- ROWS
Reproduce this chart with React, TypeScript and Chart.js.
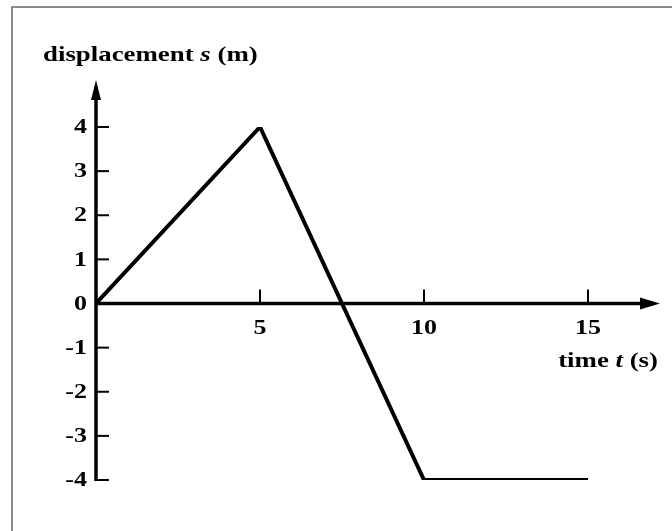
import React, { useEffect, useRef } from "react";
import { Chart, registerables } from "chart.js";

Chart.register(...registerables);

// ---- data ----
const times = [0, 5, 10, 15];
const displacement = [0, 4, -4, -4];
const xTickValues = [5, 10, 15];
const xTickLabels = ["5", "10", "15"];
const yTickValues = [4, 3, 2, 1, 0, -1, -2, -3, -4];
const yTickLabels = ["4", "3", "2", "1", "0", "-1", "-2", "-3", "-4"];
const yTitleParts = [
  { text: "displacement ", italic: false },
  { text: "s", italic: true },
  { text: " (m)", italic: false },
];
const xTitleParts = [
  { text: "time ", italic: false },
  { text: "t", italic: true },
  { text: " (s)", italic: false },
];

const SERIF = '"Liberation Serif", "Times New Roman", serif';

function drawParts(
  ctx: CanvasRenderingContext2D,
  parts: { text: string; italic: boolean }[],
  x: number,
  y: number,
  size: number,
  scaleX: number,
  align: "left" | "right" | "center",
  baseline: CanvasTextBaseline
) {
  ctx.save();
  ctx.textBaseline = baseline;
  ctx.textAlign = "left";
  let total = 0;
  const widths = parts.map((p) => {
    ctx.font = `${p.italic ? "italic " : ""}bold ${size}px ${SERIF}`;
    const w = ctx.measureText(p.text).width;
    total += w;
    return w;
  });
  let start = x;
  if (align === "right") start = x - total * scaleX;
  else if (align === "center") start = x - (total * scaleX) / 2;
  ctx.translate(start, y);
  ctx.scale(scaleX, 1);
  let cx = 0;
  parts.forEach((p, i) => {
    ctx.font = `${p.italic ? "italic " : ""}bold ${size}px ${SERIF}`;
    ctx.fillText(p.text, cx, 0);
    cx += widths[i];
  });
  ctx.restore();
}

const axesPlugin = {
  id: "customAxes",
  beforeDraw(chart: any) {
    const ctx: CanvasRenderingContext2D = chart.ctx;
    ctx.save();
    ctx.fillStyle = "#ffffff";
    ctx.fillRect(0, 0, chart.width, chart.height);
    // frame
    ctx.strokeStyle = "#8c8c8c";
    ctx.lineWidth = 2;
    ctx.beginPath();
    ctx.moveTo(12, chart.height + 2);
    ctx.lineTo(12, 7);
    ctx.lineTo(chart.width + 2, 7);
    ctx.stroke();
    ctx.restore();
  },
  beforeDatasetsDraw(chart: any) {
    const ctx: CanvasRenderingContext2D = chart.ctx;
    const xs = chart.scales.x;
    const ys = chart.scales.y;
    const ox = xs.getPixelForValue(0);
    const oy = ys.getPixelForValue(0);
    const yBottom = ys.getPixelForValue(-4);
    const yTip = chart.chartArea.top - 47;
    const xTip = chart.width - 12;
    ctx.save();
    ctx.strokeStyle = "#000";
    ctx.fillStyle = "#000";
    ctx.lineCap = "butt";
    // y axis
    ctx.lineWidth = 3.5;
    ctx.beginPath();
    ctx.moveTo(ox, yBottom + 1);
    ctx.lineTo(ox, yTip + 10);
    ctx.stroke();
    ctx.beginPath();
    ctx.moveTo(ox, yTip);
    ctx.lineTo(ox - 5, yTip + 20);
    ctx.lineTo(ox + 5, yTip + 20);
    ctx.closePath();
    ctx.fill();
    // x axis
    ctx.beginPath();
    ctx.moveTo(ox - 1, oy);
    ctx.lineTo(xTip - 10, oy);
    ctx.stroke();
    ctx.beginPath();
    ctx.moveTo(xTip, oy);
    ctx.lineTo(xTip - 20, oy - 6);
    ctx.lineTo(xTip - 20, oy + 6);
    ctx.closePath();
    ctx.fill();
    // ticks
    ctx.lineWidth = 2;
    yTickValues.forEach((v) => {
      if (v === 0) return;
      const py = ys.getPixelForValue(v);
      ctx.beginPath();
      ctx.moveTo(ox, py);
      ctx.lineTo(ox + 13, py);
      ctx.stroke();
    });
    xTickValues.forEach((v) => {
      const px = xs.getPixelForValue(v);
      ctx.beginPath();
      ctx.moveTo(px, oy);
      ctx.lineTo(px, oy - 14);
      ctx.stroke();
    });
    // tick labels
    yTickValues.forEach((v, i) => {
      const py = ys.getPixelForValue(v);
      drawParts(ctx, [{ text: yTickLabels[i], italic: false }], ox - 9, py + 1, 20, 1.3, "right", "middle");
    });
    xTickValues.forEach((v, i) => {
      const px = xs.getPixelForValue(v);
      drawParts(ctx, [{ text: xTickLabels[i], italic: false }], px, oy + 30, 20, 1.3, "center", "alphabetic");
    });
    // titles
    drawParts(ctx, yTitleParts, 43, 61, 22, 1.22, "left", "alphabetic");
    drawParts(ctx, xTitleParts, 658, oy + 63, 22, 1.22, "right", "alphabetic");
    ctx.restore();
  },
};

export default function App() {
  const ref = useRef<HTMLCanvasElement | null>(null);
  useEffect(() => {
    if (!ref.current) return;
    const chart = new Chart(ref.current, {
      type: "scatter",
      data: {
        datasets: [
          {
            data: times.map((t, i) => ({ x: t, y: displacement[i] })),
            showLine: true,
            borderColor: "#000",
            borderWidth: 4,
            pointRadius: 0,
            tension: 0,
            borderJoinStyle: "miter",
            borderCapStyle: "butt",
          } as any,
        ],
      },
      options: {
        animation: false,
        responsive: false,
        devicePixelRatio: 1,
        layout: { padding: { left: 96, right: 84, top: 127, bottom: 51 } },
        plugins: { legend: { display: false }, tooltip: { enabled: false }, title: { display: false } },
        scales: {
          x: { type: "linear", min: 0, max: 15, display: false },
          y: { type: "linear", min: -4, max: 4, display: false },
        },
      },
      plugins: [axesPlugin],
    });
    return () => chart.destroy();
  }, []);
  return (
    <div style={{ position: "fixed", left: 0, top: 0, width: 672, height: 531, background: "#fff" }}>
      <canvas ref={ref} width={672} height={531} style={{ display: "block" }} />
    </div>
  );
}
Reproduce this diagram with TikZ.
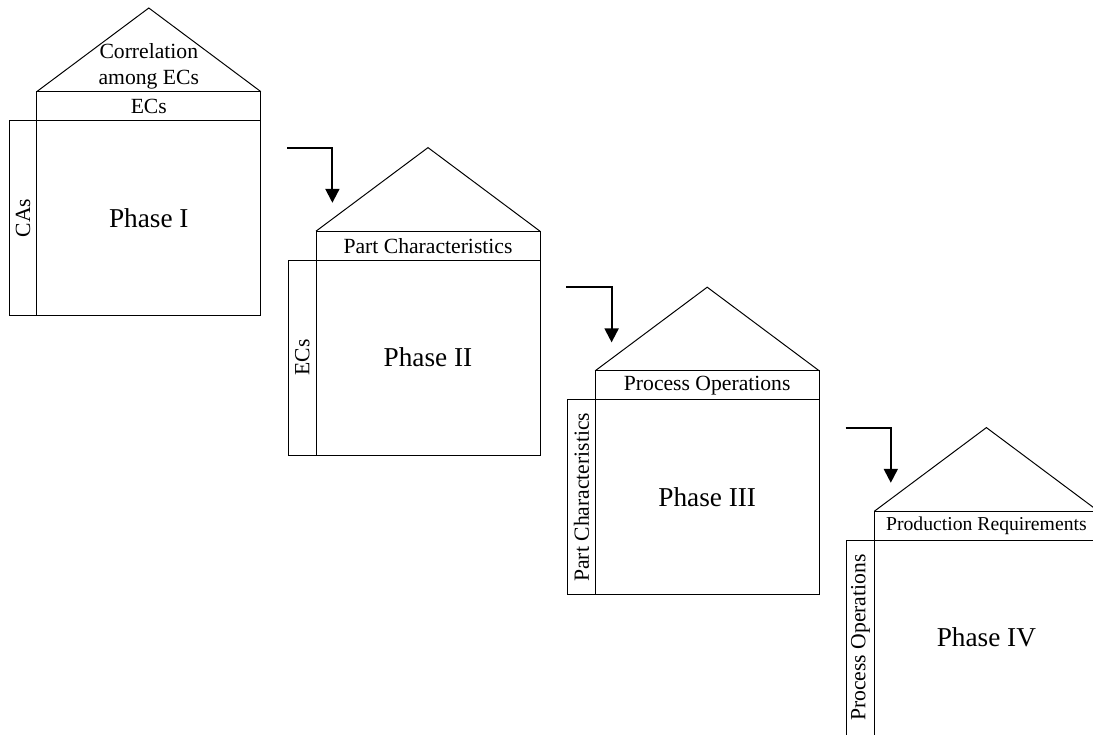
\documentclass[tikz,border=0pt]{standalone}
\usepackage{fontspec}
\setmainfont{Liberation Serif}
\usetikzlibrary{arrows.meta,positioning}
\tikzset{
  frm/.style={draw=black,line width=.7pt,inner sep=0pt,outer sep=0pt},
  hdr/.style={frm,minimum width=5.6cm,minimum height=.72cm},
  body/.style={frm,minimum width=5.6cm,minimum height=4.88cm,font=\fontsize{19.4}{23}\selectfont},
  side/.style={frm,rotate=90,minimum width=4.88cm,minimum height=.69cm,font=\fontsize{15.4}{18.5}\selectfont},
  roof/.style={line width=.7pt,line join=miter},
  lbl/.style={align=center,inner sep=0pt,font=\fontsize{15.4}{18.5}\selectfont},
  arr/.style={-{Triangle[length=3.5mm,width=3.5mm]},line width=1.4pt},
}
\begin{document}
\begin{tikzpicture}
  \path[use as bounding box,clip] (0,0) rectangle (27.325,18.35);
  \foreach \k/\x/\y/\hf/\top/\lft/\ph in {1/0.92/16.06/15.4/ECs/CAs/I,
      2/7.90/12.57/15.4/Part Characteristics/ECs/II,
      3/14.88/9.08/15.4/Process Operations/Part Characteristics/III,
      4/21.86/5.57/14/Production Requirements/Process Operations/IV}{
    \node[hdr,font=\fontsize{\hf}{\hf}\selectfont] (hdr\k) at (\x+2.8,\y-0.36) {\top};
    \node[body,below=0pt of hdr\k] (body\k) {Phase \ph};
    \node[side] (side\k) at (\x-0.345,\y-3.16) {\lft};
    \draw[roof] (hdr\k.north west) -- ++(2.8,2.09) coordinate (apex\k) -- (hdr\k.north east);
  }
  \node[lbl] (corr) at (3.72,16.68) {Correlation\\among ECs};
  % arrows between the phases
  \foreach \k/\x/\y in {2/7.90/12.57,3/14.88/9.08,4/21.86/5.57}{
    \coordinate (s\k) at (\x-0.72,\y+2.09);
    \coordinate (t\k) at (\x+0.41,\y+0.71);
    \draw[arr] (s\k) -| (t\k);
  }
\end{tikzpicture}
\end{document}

- YOUR INSTRUCTIONS
Only the lines from the top of the data through the line with "Chart.register(...registerables);" should be quoted, exactly and with both ends kept; skip the pictures.

- RESPONSE TO THIS TASK
Reproduce this chart with React, TypeScript and Chart.js.
import React, { useEffect, useRef } from "react";
import { Chart, registerables } from "chart.js";

Chart.register(...registerables);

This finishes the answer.